The Tax Office says Qantas and its subsidiary Jetstar owe it $26.6 million in GST it collected on forfeited flights in the first eight years of the tax. It owes it a further $7.6 million in GST it collected on tickets for which customers never bothered to claim refunds.

Qantas says it can't owe the money because it didn't supply a flight, meaning it didn't supply a service. The Tax Office says the fact that Qantas kept the fares and persuaded its customers it had done enough to keep the fares meant it did supply a service of some kind.

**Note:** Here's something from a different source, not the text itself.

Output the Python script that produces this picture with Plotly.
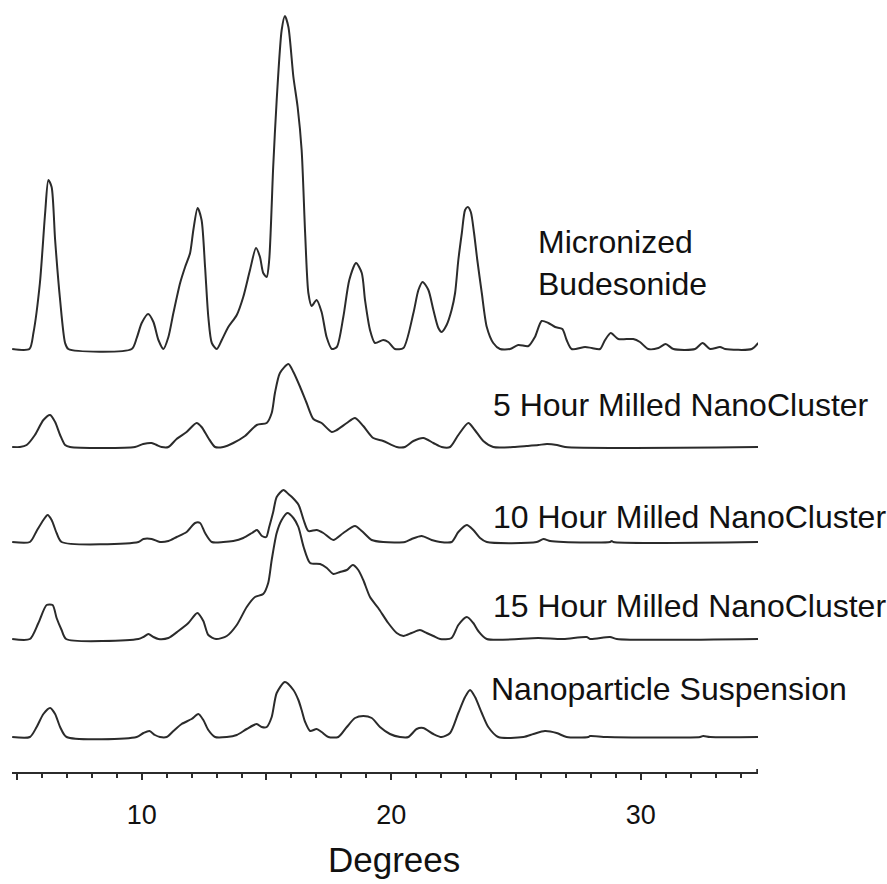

Gina Lazanas, tax lawyer: 'It would be a windfall ... I could imagine a litigation funder getting involved.'

Gina Lazanas, tax lawyer: 'It would be a windfall ... I could imagine a litigation funder getting involved.' Photo: Getty Images

The Tax Office submission says the definitions of the words ''supply'' and ''consideration'' in the GST Act are deliberately broad - ''as wide as language can make them''.

Qantas barrister Roderick Cordara told the High Court in June that ''in the real world'' when customers put down the phone after speaking to travel agents and are asked what happened they say something like: ''I have just booked my flight to Melbourne.''

''They do not say: I have just made an agreement that Qantas will hold itself ready for a period, in case I turn up.''

But GST specialist Gina Lazanas from Balazs Lazanas & Welch says the Qantas position is complicated by its action in holding on to forfeited airfares as if it had fulfilled the terms of a contract.

Should Qantas win today - convincing the High Court it didn't provide a service - she says it could face a class action from customers wanting their money back.

''It would be a windfall to Qantas - it would have collected goods and services tax but not passed it on, on the ground that it did not supply a service,'' she told The Age.

''I could imagine a litigation funder getting involved.''

Hotels, tour operators and other businesses that sold and charged GST on non-refundable tickets would be watching with interest.

The government twice attempted to close what it fears might be loopholes regarding the payment of GST where the supply of services is in doubt, the most recent being draft legislation released in the past week. ''I think Qantas might be doing this for clarity,'' Ms Lazanas said.